Code that draws figures
--------------------------------

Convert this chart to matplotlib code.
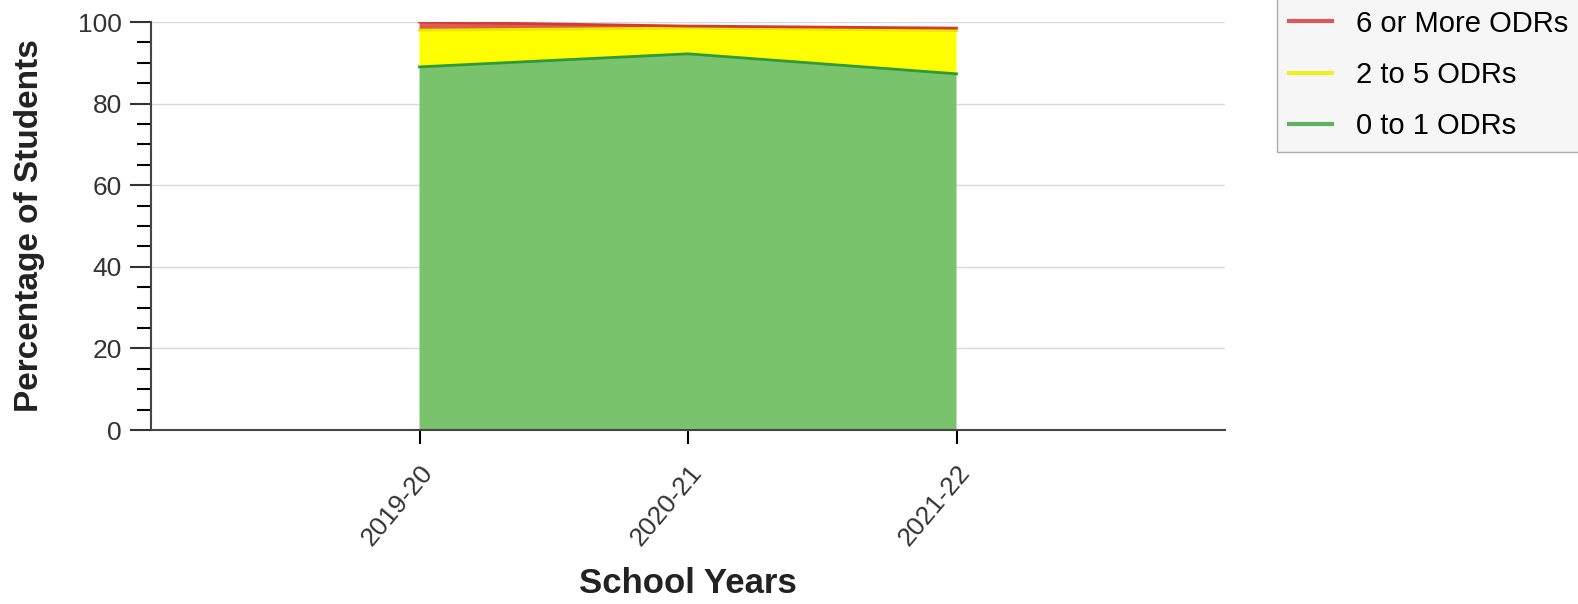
import matplotlib.pyplot as plt
from matplotlib.lines import Line2D
from matplotlib.ticker import MultipleLocator

plt.rcParams['font.family'] = ['Liberation Sans', 'DejaVu Sans']

years = ['2019-20', '2020-21', '2021-22']
odr_0_1 = [89.0, 92.2, 87.3]
odr_2_5 = [9.0, 6.3, 10.6]
odr_6_more = [2.0, 0.5, 0.6]

series_names = ['0 to 1 ODRs', '2 to 5 ODRs', '6 or More ODRs']
fill_colors = ['#79c36d', '#ffff00', '#e35a4f']
line_colors = ['#2f9a3a', '#e8e800', '#d23a32']

fig = plt.figure(figsize=(15.78, 6.04), dpi=100)
ax = fig.add_axes([151/1578, 1-430/604, 1074/1578, 408/604])

x = list(range(len(years)))
ax.stackplot(x, odr_0_1, odr_2_5, odr_6_more, colors=fill_colors, linewidth=0, zorder=2)

# edge lines on top of each band
bottom = [0]*len(x)
for vals, lc in zip([odr_0_1, odr_2_5, odr_6_more], line_colors):
    top = [b + v for b, v in zip(bottom, vals)]
    ax.plot(x, top, color=lc, lw=2, zorder=3)
    bottom = top

ax.set_xlim(-1, 3)
ax.set_ylim(0, 100)
ax.set_xticks(x)
ax.set_xticklabels(years, rotation=50, ha='right', rotation_mode='anchor', fontsize=19, color='#333333')
ax.yaxis.set_major_locator(MultipleLocator(20))
ax.yaxis.set_minor_locator(MultipleLocator(5))
ax.tick_params(axis='y', labelsize=19, colors='#333333', length=15, width=1.5, pad=6)
ax.tick_params(axis='y', which='minor', length=10, width=1.5)
ax.tick_params(axis='x', length=10, width=1.5, pad=12)
ax.grid(axis='y', color='#d9d9d9', lw=1, zorder=0)
ax.set_axisbelow(True)
for s in ['top', 'right']:
    ax.spines[s].set_visible(False)
for s in ['left', 'bottom']:
    ax.spines[s].set_color('#444444')
    ax.spines[s].set_linewidth(1.5)

ax.set_ylabel('Percentage of Students', fontsize=24, fontweight='bold', color='#222222', labelpad=24)
ax.set_xlabel('School Years', fontsize=25, fontweight='bold', color='#222222', labelpad=12)

handles = [Line2D([], [], color=c, lw=3) for c in ['#d9595a', '#f0f020', '#5fb35f']]
leg = fig.legend(handles, series_names[::-1], loc='lower left',
                 bbox_to_anchor=(1277/1578, 1-152/604), fontsize=21, borderaxespad=0,
                 frameon=True, fancybox=False, facecolor='#f4f4f4', edgecolor='#999999',
                 handlelength=1.5, labelspacing=0.8, borderpad=0.4, handletextpad=0.8)

fig.savefig('out.png', dpi=100)
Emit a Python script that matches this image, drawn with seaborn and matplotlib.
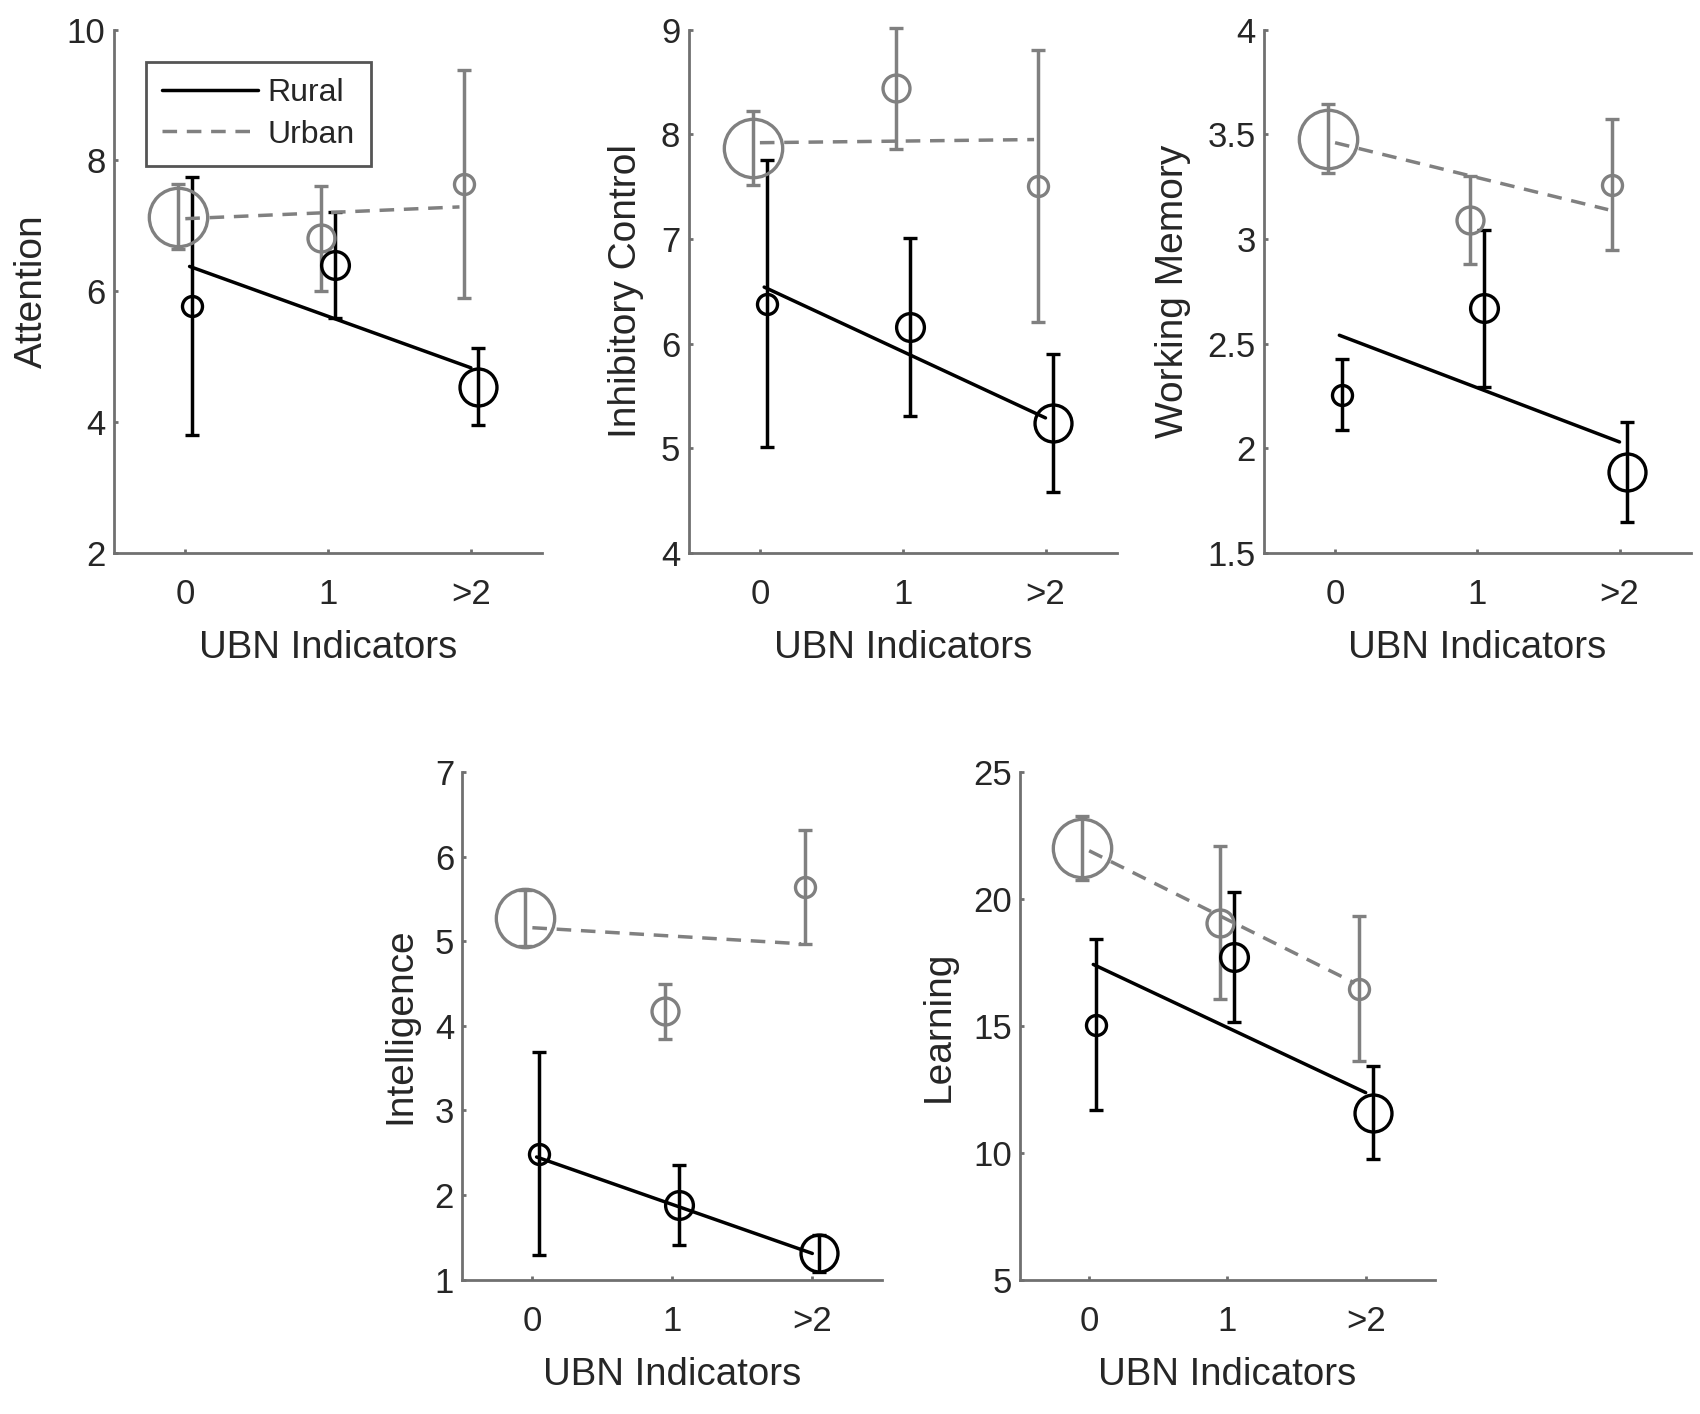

--------------------------------

◆ Written exercise: Drop the pictures and reproduce the rest of the entries above exactly.

◆ The result:
Convert this chart to matplotlib code.
import matplotlib.pyplot as plt
from matplotlib.lines import Line2D
from matplotlib.ticker import MultipleLocator

plt.rcParams['font.family'] = ['Liberation Sans', 'DejaVu Sans']

years = ['2019-20', '2020-21', '2021-22']
odr_0_1 = [89.0, 92.2, 87.3]
odr_2_5 = [9.0, 6.3, 10.6]
odr_6_more = [2.0, 0.5, 0.6]

series_names = ['0 to 1 ODRs', '2 to 5 ODRs', '6 or More ODRs']
fill_colors = ['#79c36d', '#ffff00', '#e35a4f']
line_colors = ['#2f9a3a', '#e8e800', '#d23a32']

fig = plt.figure(figsize=(15.78, 6.04), dpi=100)
ax = fig.add_axes([151/1578, 1-430/604, 1074/1578, 408/604])

x = list(range(len(years)))
ax.stackplot(x, odr_0_1, odr_2_5, odr_6_more, colors=fill_colors, linewidth=0, zorder=2)

# edge lines on top of each band
bottom = [0]*len(x)
for vals, lc in zip([odr_0_1, odr_2_5, odr_6_more], line_colors):
    top = [b + v for b, v in zip(bottom, vals)]
    ax.plot(x, top, color=lc, lw=2, zorder=3)
    bottom = top

ax.set_xlim(-1, 3)
ax.set_ylim(0, 100)
ax.set_xticks(x)
ax.set_xticklabels(years, rotation=50, ha='right', rotation_mode='anchor', fontsize=19, color='#333333')
ax.yaxis.set_major_locator(MultipleLocator(20))
ax.yaxis.set_minor_locator(MultipleLocator(5))
ax.tick_params(axis='y', labelsize=19, colors='#333333', length=15, width=1.5, pad=6)
ax.tick_params(axis='y', which='minor', length=10, width=1.5)
ax.tick_params(axis='x', length=10, width=1.5, pad=12)
ax.grid(axis='y', color='#d9d9d9', lw=1, zorder=0)
ax.set_axisbelow(True)
for s in ['top', 'right']:
    ax.spines[s].set_visible(False)
for s in ['left', 'bottom']:
    ax.spines[s].set_color('#444444')
    ax.spines[s].set_linewidth(1.5)

ax.set_ylabel('Percentage of Students', fontsize=24, fontweight='bold', color='#222222', labelpad=24)
ax.set_xlabel('School Years', fontsize=25, fontweight='bold', color='#222222', labelpad=12)

handles = [Line2D([], [], color=c, lw=3) for c in ['#d9595a', '#f0f020', '#5fb35f']]
leg = fig.legend(handles, series_names[::-1], loc='lower left',
                 bbox_to_anchor=(1277/1578, 1-152/604), fontsize=21, borderaxespad=0,
                 frameon=True, fancybox=False, facecolor='#f4f4f4', edgecolor='#999999',
                 handlelength=1.5, labelspacing=0.8, borderpad=0.4, handletextpad=0.8)

fig.savefig('out.png', dpi=100)
Emit a Python script that matches this image, drawn with seaborn and matplotlib.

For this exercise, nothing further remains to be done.